キッコーマンは6月9日の米国第1工場稼働50周年記念式典に先立ち、7日に記者懇談会を開催した。

 同社は1957年、カリフォルニア州に販売会社を設立。しょうゆの認知を高めた一方、現地での製品化を進め、67年の瓶詰め作業開始に続き、73年にウィスコンシン州ウォルワースで第1工場を稼働させた。これが北米事業拡大の契機となり、海外事業全体の牽引役となった。キッコーマンは現状、売上高の7割、事業利益の8割以上を海外事業で占めている。

 懇談会で茂木友三郎名誉会長(写真)はこれまでの海外事業の原動力について、商品が東洋的な料理だけでなく西洋料理にも使える万能性、また早くからアメリカに進出したことで「(アメリカ人に)自分たちの商品だという気持ちを強く感じてもらったこと」(茂木名誉会長)、ビジネスセンスのある社内人材を送り込んできたこと、と分析。今後の海外事業については「しょうゆ自体が伸びる余地は大いにある」と明言。米国ではキッコーマンを含めたしょうゆを利用する世帯が現状6割であることから、次の50年でこれを100%にしていきたい考え。またヨーロッパ、アジアの伸びに加え、南米、インド、アフリカでの事業拡大と合わせて、ソイミルクの拡販など事業の多角化も進めていきたいと語った。

ウィスコンシン州にあるキッコーマンのアメリカ第1工場。アメリカの家庭用商品はすべてここで製造している

そのほか、記者との主なやりとりは次の通り。

 ――50年間で撤退を考えたことはあったか。

 茂木:撤退が頭をよぎったことは一度もない。ただし非常に大変だと思ったのは石油ショック。1973年6月にアメリカ工場ができ、その年の秋に起きた。狂乱物価で原料がどんどん上がり、商品の値段が追いつかなかった。最初の年は大赤字で、次の年はもっと大赤字。私が考えた赤字よりも遥かに大きくこれには参った。しかし価格が追いついてくればなんとかなるだろうというふうには思っていた。実際価格水準が合ってきたことで利益が出て4年でなんとかなった。ヨーロッパでも考えたことはないが、(食文化が)保守的でなかなか伸びなかった。もっと工場を早く造りたかったが、私の想定より10年遅れた。当初はいくら努力しても(厳しかったが)、ヨーロッパも徐々に異文化を取り入れる許容度が広がっていったこと、セールスのできる担当を連れて行ったことが良かった。

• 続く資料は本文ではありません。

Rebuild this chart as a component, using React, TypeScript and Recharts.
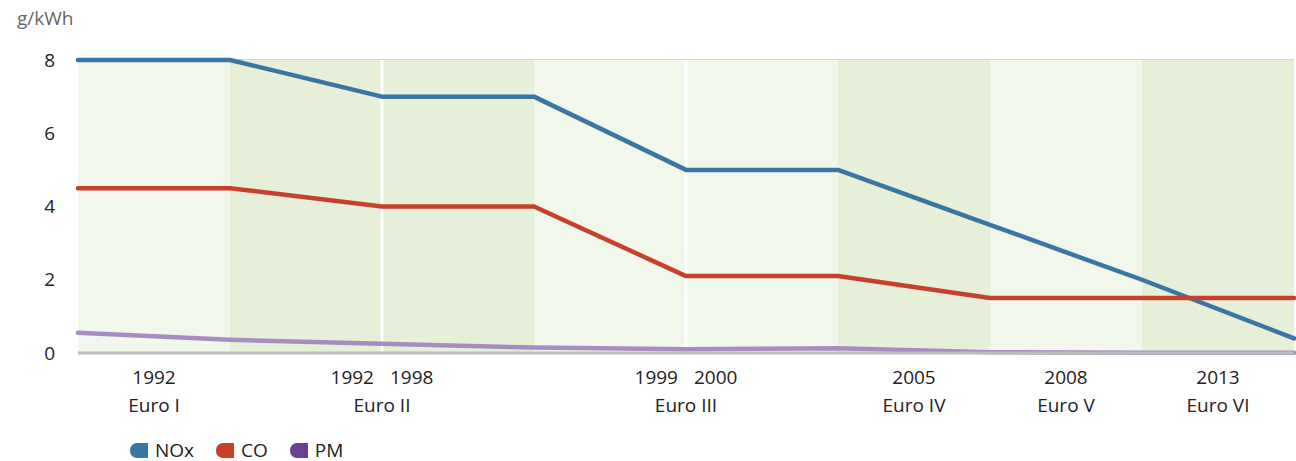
import { LineChart, Line, XAxis, YAxis, CartesianGrid, ReferenceArea, ReferenceLine } from "recharts";

// stage boundaries are indices 0..8 on the x axis
const stagePoints = [0, 1, 2, 3, 4, 5, 6, 7, 8];
const noxValues = [8, 8, 7, 7, 5, 5, 3.5, 2, 0.4];
const coValues = [4.5, 4.5, 4, 4, 2.1, 2.1, 1.5, 1.5, 1.5];
const pmValues = [0.55, 0.36, 0.25, 0.15, 0.1, 0.13, 0.02, 0.01, 0.01];

const yTicks = [0, 2, 4, 6, 8];
const tickPositions = [0.5, 2, 4, 5.5, 6.5, 7.5];
const tickYears = [["1992"], ["1992", "1998"], ["1999", "2000"], ["2005"], ["2008"], ["2013"]];
const tickStages = ["Euro I", "Euro II", "Euro III", "Euro IV", "Euro V", "Euro VI"];

// shaded period bands (start, end) and the white dividers inside them
const bandStarts = [0, 1, 3, 5, 6, 7];
const bandEnds = [1, 3, 5, 6, 7, 8];
const dividers = [2, 4];

const LIGHT = "#f1f7eb";
const DARK = "#e6f0d9";
const FONT = "'Open Sans', sans-serif";

const series = [
    { key: "nox", name: "NOx", color: "#3a76a4", legend: "#3a76a4" },
    { key: "co", name: "CO", color: "#c8402a", legend: "#c8402a" },
    { key: "pm", name: "PM", color: "#a78dbf", legend: "#6b4193" },
];

const data = stagePoints.map((x, i) => ({
    x,
    nox: noxValues[i],
    co: coValues[i],
    pm: pmValues[i],
}));

function StageTick(props: any) {
    const { x, y, payload } = props;
    const i = tickPositions.indexOf(payload.value);
    const years = tickYears[i] || [];
    return (
        <g fontFamily={FONT} fontSize={19} fill="#222">
            {years.length === 1 ? (
                <text x={x} y={y + 31} textAnchor="middle">{years[0]}</text>
            ) : (
                <>
                    <text x={x - 8} y={y + 31} textAnchor="end">{years[0]}</text>
                    <text x={x + 8} y={y + 31} textAnchor="start">{years[1]}</text>
                </>
            )}
            <text x={x} y={y + 59} textAnchor="middle">{tickStages[i]}</text>
        </g>
    );
}

function LegendIcon({ color }: { color: string }) {
    return (
        <svg width={18} height={15} style={{ display: "block" }}>
            <path d="M7 0 H18 V15 H7 A7 7 0 0 1 0 8 V7 A7 7 0 0 1 7 0 Z" fill={color} />
        </svg>
    );
}

export default function App() {
    return (
        <div style={{ position: "relative", width: 1296, height: 461, fontFamily: FONT }}>
            <style>{"body { margin: 0; }"}</style>
            <div style={{ position: "absolute", left: 17, top: 8, lineHeight: "20px", fontSize: 19, color: "#666" }}>
                g/kWh
            </div>
            <LineChart
                width={1296}
                height={438}
                data={data}
                margin={{ top: 60, right: 2, left: 0, bottom: 0 }}
            >
                {bandStarts.map((s, i) => (
                    <ReferenceArea
                        key={"band" + i}
                        x1={s}
                        x2={bandEnds[i]}
                        y1={0}
                        y2={8}
                        fill={i % 2 === 0 ? LIGHT : DARK}
                        fillOpacity={1}
                        stroke="none"
                        ifOverflow="hidden"
                    />
                ))}
                {dividers.map((d) => (
                    <ReferenceLine key={"div" + d} x={d} stroke="#ffffff" strokeWidth={3} />
                ))}
                <CartesianGrid horizontal={true} vertical={false} stroke="#c6c6c6" strokeWidth={1.5} />
                <XAxis
                    dataKey="x"
                    type="number"
                    domain={[0, 8]}
                    ticks={tickPositions}
                    interval={0}
                    tick={<StageTick />}
                    tickLine={false}
                    tickSize={0}
                    tickMargin={0}
                    axisLine={{ stroke: "#bcbcbc", strokeWidth: 3 }}
                    height={85}
                />
                <YAxis
                    domain={[0, 8]}
                    ticks={yTicks}
                    width={78}
                    axisLine={false}
                    tickLine={false}
                    tickSize={0}
                    tickMargin={23}
                    tick={{ fontSize: 19, fill: "#222", fontFamily: FONT }}
                />
                {series.map((s) => (
                    <Line
                        key={s.key}
                        type="linear"
                        dataKey={s.key}
                        name={s.name}
                        stroke={s.color}
                        strokeWidth={4.5}
                        strokeLinecap="round"
                        strokeLinejoin="round"
                        dot={false}
                        activeDot={false}
                        isAnimationActive={false}
                    />
                ))}
            </LineChart>
            <div
                style={{
                    position: "absolute",
                    left: 130,
                    top: 439,
                    display: "flex",
                    alignItems: "center",
                    fontSize: 19,
                    color: "#222",
                    lineHeight: "22px",
                    height: 22,
                }}
            >
                {series.map((s) => (
                    <div key={s.key} style={{ display: "flex", alignItems: "center", marginRight: 22 }}>
                        <LegendIcon color={s.legend} />
                        <span style={{ marginLeft: 7 }}>{s.name}</span>
                    </div>
                ))}
            </div>
        </div>
    );
}
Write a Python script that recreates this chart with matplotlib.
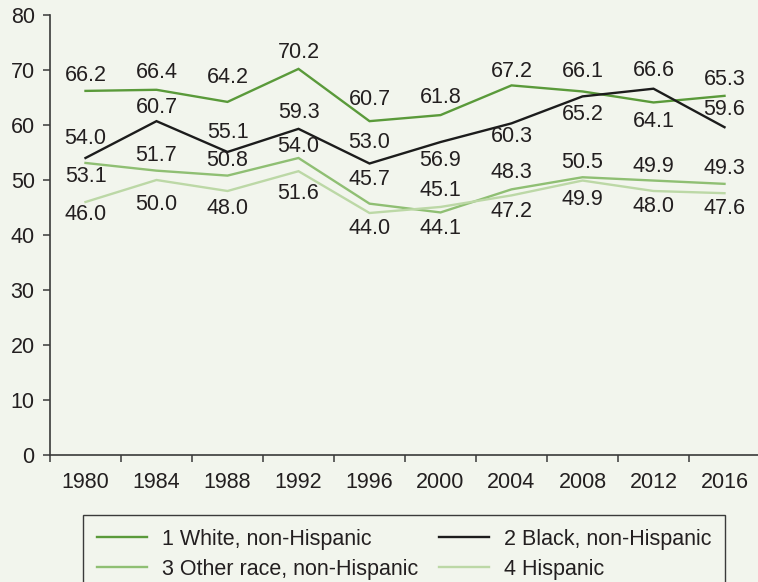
import matplotlib
matplotlib.use("Agg")
import matplotlib.pyplot as plt
import numpy as np

plt.rcParams['font.family'] = ['Liberation Sans', 'DejaVu Sans']

# Election years and series values (percent)
years = ["1980", "1984", "1988", "1992", "1996", "2000", "2004", "2008", "2012", "2016"]
white = [66.2, 66.4, 64.2, 70.2, 60.7, 61.8, 67.2, 66.1, 64.1, 65.3]
black = [54.0, 60.7, 55.1, 59.3, 53.0, 56.9, 60.3, 65.2, 66.6, 59.6]
other = [53.1, 51.7, 50.8, 54.0, 45.7, 44.1, 48.3, 50.5, 49.9, 49.3]
hispanic = [46.0, 50.0, 48.0, 51.6, 44.0, 45.1, 47.2, 49.9, 48.0, 47.6]
y_ticks = [0, 10, 20, 30, 40, 50, 60, 70, 80]

# Vertical label offsets in pixels (positive = above the point)
white_dy = [15, 17, 24, 16, 22, 18, 14, 20, -19, 16]
black_dy = [20, 14, 19, 16, 21, -18, -13, -18, 18, 18]
other_dy = [-14, 15, 15, 11, 24, -16, 17, 15, 14, 15]
hisp_dy = [-12, -25, -17, -22, -16, 16, -16, -19, -15, -15]

BG = "#f2f5ed"
TXT = "#231f20"
FS = 15.5

fig = plt.figure(figsize=(7.58, 5.82), dpi=100, facecolor=BG)
W, H = 758, 582
ax = fig.add_axes([50 / W, 1 - 455 / H, 710 / W, 440 / H])
ax.set_facecolor(BG)

x = np.arange(len(years))
series = [
    ("1 White, non-Hispanic", white, "#5a9a3a", white_dy),
    ("2 Black, non-Hispanic", black, "#1c1c1c", black_dy),
    ("3 Other race, non-Hispanic", other, "#8fbf73", other_dy),
    ("4 Hispanic", hispanic, "#bcd8a6", hisp_dy),
]
handles = {}
for name, vals, col, dys in series:
    ln, = ax.plot(x, vals, color=col, lw=1.7, solid_joinstyle="miter")
    handles[name] = ln
    for xi, v, dy in zip(x, vals, dys):
        ax.annotate(f"{v:.1f}", (xi, v), xytext=(0, dy), textcoords="offset pixels",
                    ha="center", va="center", fontsize=FS, color=TXT)

ax.set_xlim(-0.5, len(years) - 0.5)
ax.set_ylim(0, 80)
ax.set_yticks(y_ticks)
ax.set_yticklabels([str(t) for t in y_ticks])
ax.set_xticks(x)
ax.set_xticklabels(years)
ax.set_xticks(np.arange(-0.5, len(years), 1.0), minor=True)

for s in ["top", "right"]:
    ax.spines[s].set_visible(False)
for s in ["left", "bottom"]:
    ax.spines[s].set_color("#3a3a3a")
    ax.spines[s].set_linewidth(1.2)

ax.tick_params(axis="y", direction="out", length=5, width=1.1, color="#3a3a3a",
               pad=6, labelsize=FS, labelcolor=TXT)
ax.tick_params(axis="x", which="major", length=0, pad=12, labelsize=FS, labelcolor=TXT)
ax.tick_params(axis="x", which="minor", direction="out", length=5, width=1.1, color="#3a3a3a")

order = ["1 White, non-Hispanic", "2 Black, non-Hispanic",
         "3 Other race, non-Hispanic", "4 Hispanic"]
# two-column legend filled row-wise
leg_order = [order[0], order[2], order[1], order[3]]
leg = fig.legend([handles[n] for n in leg_order], leg_order,
                 loc="upper left", bbox_to_anchor=(83 / W, 1 - 515 / H),
                 bbox_transform=fig.transFigure, ncol=2, fontsize=FS,
                 frameon=True, fancybox=False, edgecolor="#3a3a3a",
                 facecolor=BG, framealpha=1, borderaxespad=0,
                 handlelength=2.3, handletextpad=0.7, columnspacing=1.0,
                 borderpad=0.65, labelspacing=0.4)
leg.get_frame().set_linewidth(1.0)
for t in leg.get_texts():
    t.set_color(TXT)

fig.savefig("out.png", dpi=100, facecolor=BG)
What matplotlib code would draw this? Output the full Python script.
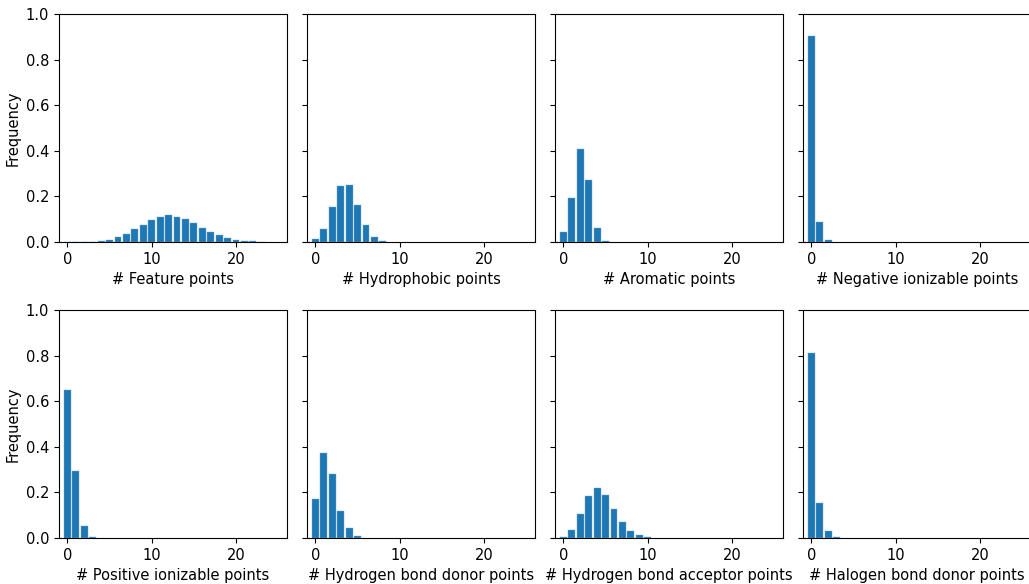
import numpy as np
import matplotlib
matplotlib.use('Agg')
import matplotlib.pyplot as plt

# Frequency of number of pharmacophore features per molecule
labels = ['# Feature points', '# Hydrophobic points', '# Aromatic points',
          '# Negative ionizable points', '# Positive ionizable points',
          '# Hydrogen bond donor points', '# Hydrogen bond acceptor points',
          '# Halogen bond donor points']

feature = [0.0, 0.0, 0.0, 0.001, 0.004, 0.009, 0.020, 0.035, 0.056, 0.076,
           0.096, 0.111, 0.118, 0.111, 0.099, 0.082, 0.063, 0.044, 0.029,
           0.018, 0.010, 0.006, 0.003, 0.001]
hydrophobic = [0.012, 0.057, 0.155, 0.246, 0.252, 0.161, 0.073, 0.023, 0.005]
aromatic = [0.045, 0.195, 0.410, 0.271, 0.062, 0.003]
negative = [0.905, 0.086, 0.007]
positive = [0.648, 0.292, 0.051, 0.003]
hbd = [0.170, 0.373, 0.281, 0.118, 0.042, 0.010]
hba = [0.006, 0.035, 0.107, 0.186, 0.219, 0.189, 0.126, 0.069, 0.032, 0.012, 0.003]
halogen = [0.812, 0.152, 0.032, 0.004]

series = [feature, hydrophobic, aromatic, negative,
          positive, hbd, hba, halogen]

W, H = 1029, 584
fig = plt.figure(figsize=(W / 100, H / 100), dpi=100)

lefts = [59, 307, 555, 803]
bottoms = [H - 242, H - 538]
size = 228

for i, (vals, lab) in enumerate(zip(series, labels)):
    row, col = divmod(i, 4)
    ax = fig.add_axes([lefts[col] / W, bottoms[row] / H, size / W, size / H])
    x = np.arange(len(vals))
    ax.bar(x, vals, width=0.8, color='#1f77b4', edgecolor='#6fa8d6', linewidth=0.3)
    ax.set_xlim(-1, 26.05)
    ax.set_ylim(0, 1.0)
    ax.set_xticks([0, 10, 20])
    ax.set_yticks(np.arange(0, 1.01, 0.2))
    ax.set_xlabel(lab, fontsize=10.5)
    if col == 0:
        ax.set_ylabel('Frequency', fontsize=10.5)
    else:
        ax.set_yticklabels([])
    ax.tick_params(labelsize=10.5)

fig.savefig('out.png', dpi=100)
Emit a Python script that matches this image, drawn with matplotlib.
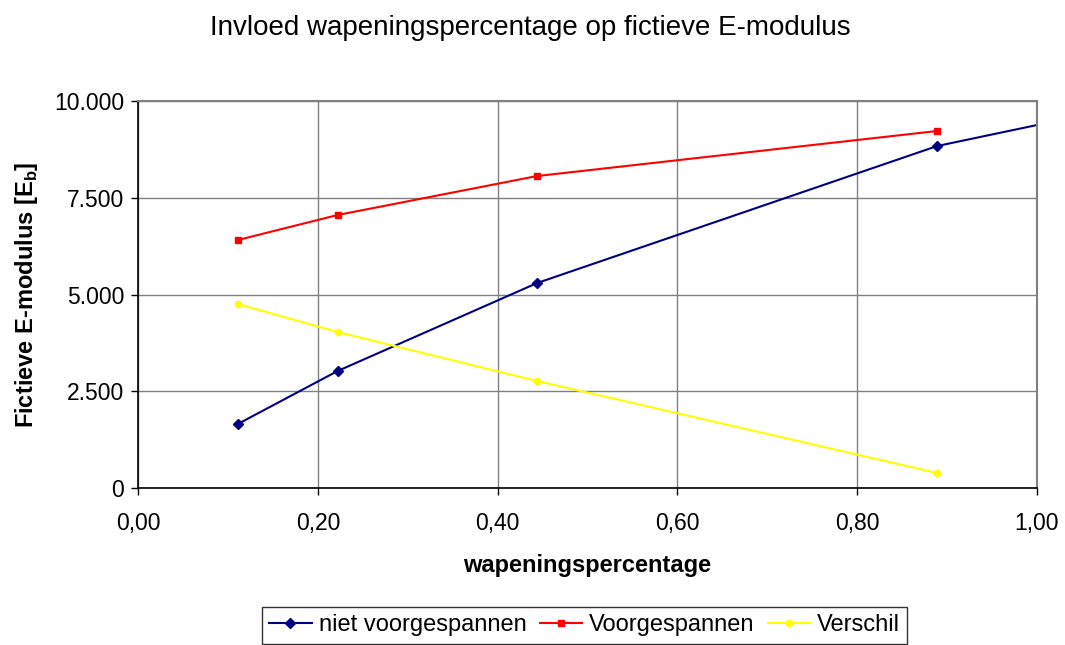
import matplotlib
matplotlib.use("Agg")
import matplotlib.pyplot as plt
from matplotlib.ticker import FuncFormatter, MultipleLocator

plt.rcParams["font.family"] = ["Liberation Sans", "DejaVu Sans"]

# data
pct = [0.111, 0.222, 0.444, 0.889, 1.778]
niet_voorgespannen = [1654, 3023, 5297, 8837, 13180]
voorgespannen = [6408, 7054, 8062, 9225]
verschil = [4755, 4031, 2765, 388]

fig = plt.figure(figsize=(10.65, 6.45), dpi=100)
ax = fig.add_axes([0.1296, 0.2434, 0.8441, 0.6000])

ax.plot(pct, niet_voorgespannen, color="#000080", marker="D", markersize=5,
        linewidth=1.5, label="niet voorgespannen")
ax.plot(pct[:4], voorgespannen, color="#ff0000", marker="s", markersize=5,
        linewidth=1.5, label="Voorgespannen")
ax.plot(pct[:4], verschil, color="#ffff00", marker="o", markersize=4.5,
        linewidth=1.5, label="Verschil")

ax.set_xlim(0, 1.0)
ax.set_ylim(0, 10000)
ax.xaxis.set_major_locator(MultipleLocator(0.2))
ax.yaxis.set_major_locator(MultipleLocator(2500))
ax.xaxis.set_major_formatter(FuncFormatter(lambda v, p: f"{v:.2f}".replace(".", ",")))
ax.yaxis.set_major_formatter(FuncFormatter(lambda v, p: f"{int(round(v)):,}".replace(",", ".")))
ax.grid(True, color="#808080", linewidth=1)
ax.set_axisbelow(True)

for s in ["top", "right"]:
    ax.spines[s].set_color("#808080")
    ax.spines[s].set_linewidth(1.5)
for s in ["left", "bottom"]:
    ax.spines[s].set_color("black")
    ax.spines[s].set_linewidth(1.2)
ax.tick_params(direction="out", length=5, width=1, labelsize=16.5)
ax.tick_params(axis="x", pad=12)
ax.tick_params(axis="y", pad=5)

ax.set_xlabel("wapeningspercentage", fontsize=17, fontweight="bold", labelpad=14)
ax.set_ylabel("Fictieve E-modulus [E$_\\mathregular{b}$]", fontsize=17,
              fontweight="bold", labelpad=10)
fig.text(0.498, 0.957, "Invloed wapeningspercentage op fictieve E-modulus",
         ha="center", va="center", fontsize=20)

leg = fig.legend(loc="lower center", bbox_to_anchor=(0.549, -0.016), ncol=3,
                 frameon=True, fancybox=False, fontsize=17, handlelength=1.8,
                 handletextpad=0.3, columnspacing=0.55, borderpad=0.3)
leg.get_frame().set_edgecolor("black")
leg.get_frame().set_linewidth(1)

fig.savefig("out.png", dpi=100)
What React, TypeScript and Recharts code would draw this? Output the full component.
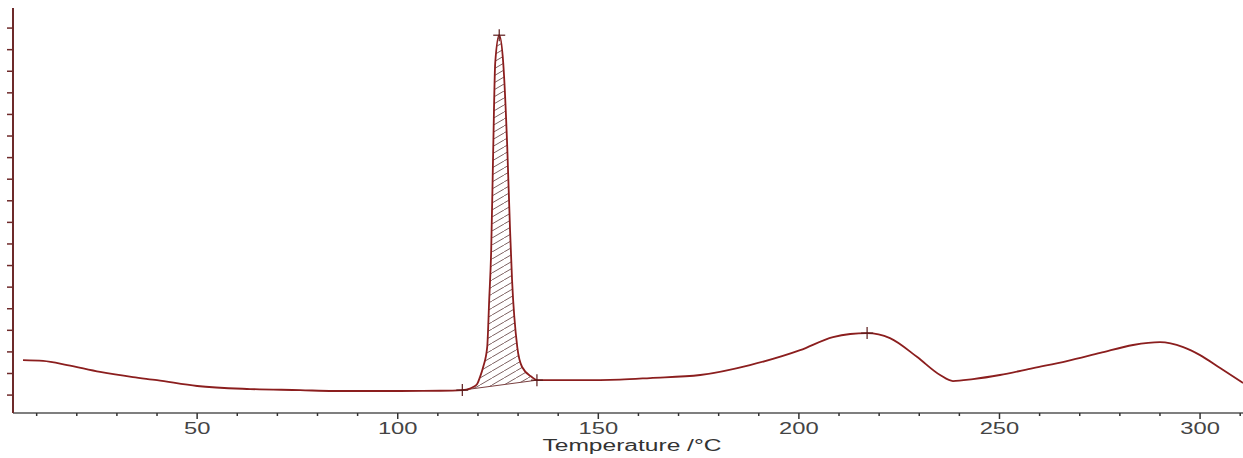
import React from "react";
import { ComposedChart, Line, Area, Scatter, XAxis, YAxis } from "recharts";

// DSC trace, temperature in °C vs heat flow (arbitrary units)
const curveT = [
  6.6, 11.6, 17.6, 25.8, 34.0, 40.0, 50.0, 63.2, 75.7, 84.0, 100.6, 110.6, 116.1,
  118.0, 118.8, 119.8, 120.5, 121.3, 122.3, 122.8, 123.3, 123.8, 124.3, 125.3,
  126.3, 127.3, 128.0, 128.5, 129.8, 131.0, 133.5, 134.7, 145.5, 155.4, 162.9,
  175.4, 187.8, 200.3, 208.5, 212.8, 217.0, 222.7, 229.5, 235.2, 238.4, 243.4,
  250.1, 258.4, 266.8, 275.1, 283.3, 290.0, 295.8, 300.0, 305.0, 310.7,
];
const curveV = [
  2.62, 2.58, 2.39, 2.07, 1.83, 1.69, 1.42, 1.28, 1.23, 1.19, 1.19, 1.2, 1.23,
  1.3, 1.37, 1.51, 1.83, 2.3, 3.22, 5.4, 7.72, 12.35, 16.38, 17.67,
  16.38, 12.49, 8.64, 6.33, 3.22, 2.3, 1.83, 1.69, 1.69, 1.72, 1.79,
  1.93, 2.39, 3.08, 3.69, 3.83, 3.87, 3.64, 2.76, 1.93, 1.65, 1.74,
  1.93, 2.25, 2.57, 2.95, 3.32, 3.45, 3.22, 2.85, 2.25, 1.56,
];

// integration baseline under the melting peak
const baseT = [116.1, 118.0, 118.8, 119.8, 120.5, 121.3, 122.3, 122.8, 123.3, 123.8, 124.3, 125.3, 126.3, 127.3, 128.0, 128.5, 129.8, 131.0, 133.5, 134.7];
const baseV = [1.23, 1.3, 1.31, 1.32, 1.34, 1.36, 1.38, 1.4, 1.41, 1.42, 1.43, 1.46, 1.48, 1.51, 1.52, 1.54, 1.57, 1.6, 1.66, 1.69];

// evaluation markers (+)
const markT = [116.1, 125.3, 134.7, 217.0];
const markV = [1.23, 17.67, 1.69, 3.87];

const xTicks = [10, 20, 30, 40, 50, 60, 70, 80, 90, 100, 110, 120, 130, 140, 150, 160, 170, 180, 190, 200, 210, 220, 230, 240, 250, 260, 270, 280, 290, 300, 310];
const yTicks = [1, 2, 3, 4, 5, 6, 7, 8, 9, 10, 11, 12, 13, 14, 15, 16, 17, 18];

const curve = curveT.map((t, i) => ({ t, v: curveV[i] }));
const peak = baseT.map((t, i) => ({ t, band: [baseV[i], curveV[curveT.indexOf(t)]] }));
const baseline = [
  { t: baseT[0], v: baseV[0] },
  { t: baseT[baseT.length - 1], v: baseV[baseV.length - 1] },
];
const marks = markT.map((t, i) => ({ t, v: markV[i] }));

const LINE = "#8B1E1E";

const XTick = (props: any) => {
  const { x, y, payload } = props;
  const major = payload.value % 50 === 0;
  const label = String(payload.value);
  return (
    <g>
      <line x1={x} x2={x} y1={y} y2={y + (major ? 6 : 3)} stroke="#333" strokeWidth={1.5} />
      {major && (
        <text
          x={x}
          y={y + 21}
          textAnchor="middle"
          fontSize={17}
          fontFamily="Liberation Sans, Arial, sans-serif"
          fill="#444"
          textLength={label.length * 13.2}
          lengthAdjust="spacingAndGlyphs"
        >
          {label}
        </text>
      )}
    </g>
  );
};

const XLabel = (props: any) => {
  const { viewBox } = props;
  const cx = viewBox.x + viewBox.width / 2 + 4;
  return (
    <text
      x={cx}
      y={viewBox.y + 38}
      textAnchor="middle"
      fontSize={16}
      fontFamily="Liberation Sans, Arial, sans-serif"
      fill="#333"
      textLength={179}
      lengthAdjust="spacingAndGlyphs"
    >
      Temperature /°C
    </text>
  );
};

const Cross = (props: any) => {
  const { cx, cy } = props;
  return (
    <g stroke="#5a1a1a" strokeWidth={1.2}>
      <line x1={cx - 6} x2={cx + 6} y1={cy} y2={cy} />
      <line x1={cx} x2={cx} y1={cy - 6} y2={cy + 6} />
    </g>
  );
};

export default function App() {
  return (
    <div style={{ position: "absolute", left: 0, top: 0, background: "#fff" }}>
      <ComposedChart width={1243} height={458} margin={{ top: 8, right: 0, left: 0, bottom: 0 }}>
        <defs>
          <pattern id="hatch" patternUnits="userSpaceOnUse" width={12} height={7}>
            <line x1={0} y1={7} x2={12} y2={0} stroke="#6e5050" strokeWidth={0.9} />
          </pattern>
        </defs>
        <XAxis
          type="number"
          dataKey="t"
          domain={[4.1, 310.7]}
          ticks={xTicks}
          allowDataOverflow
          height={45}
          tickSize={0}
          tickMargin={0}
          tickLine={false}
          axisLine={{ stroke: "#555", strokeWidth: 1.5 }}
          tick={<XTick />}
          interval={0}
          label={{ value: "Temperature /°C", content: <XLabel /> }}
        />
        <YAxis
          type="number"
          dataKey="v"
          domain={[0.17, 18.93]}
          ticks={yTicks}
          allowDataOverflow
          width={13}
          tickSize={6}
          tickFormatter={() => ""}
          axisLine={{ stroke: "#6e2a2a", strokeWidth: 2 }}
          tickLine={{ stroke: "#6e2a2a", strokeWidth: 1.5 }}
        />
        <Area
          data={peak}
          dataKey="band"
          type="monotone"
          stroke="none"
          fill="url(#hatch)"
          fillOpacity={1}
          isAnimationActive={false}
        />
        <Line
          data={baseline}
          dataKey="v"
          type="linear"
          stroke="#7a4040"
          strokeWidth={1}
          dot={false}
          isAnimationActive={false}
        />
        <Line
          data={curve}
          dataKey="v"
          type="monotone"
          stroke={LINE}
          strokeWidth={1.8}
          dot={false}
          isAnimationActive={false}
        />
        <Scatter data={marks} dataKey="v" shape={<Cross />} isAnimationActive={false} />
      </ComposedChart>
    </div>
  );
}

 ――インドやアフリカなど、スパイス文化の国々でしょうゆの浸透は難しいのではないか。

 茂木:食文化の違いで言えば、ヨーロッパもアメリカもそう。食文化の交流は時間をかけないとだめ。焦ってやると逆に嫌われてしまい、拒否反応が出てしまうとかえって上がりにくくなる。なのであまり焦らず慎重にやっていかないといけない。ただ、食文化の違いがあるからだめということではなく、将来的にはその文化が変わってくるかもしれない、融合ができるかもしれないと思っている。

 ――人口減でシュリンクする国内市場をどう見ているか。

 茂木:国内は伸ばさないといけない。海外比率が売り上げの70%、利益の80%というのは若干多すぎる。人口減は日本の国自身にとっても大変なことで、これから30年後、50年後を考えると非常に心配。もっと人口を増やすことを考えていかなければ、増えないまでも減り方を少なくしないといけない。私どもはたまたま海外のウエートが大きいので割合影響を受けていない。ただ食品会社は口の数で総需要が決まってくるので、様々な産業があるが、食品会社は大変になる。国内では安売り競争をやめて付加価値のあるものを作っていかないとみんな共倒れになってしまうのではないか。それは食品全体として反省するべきことだと思う。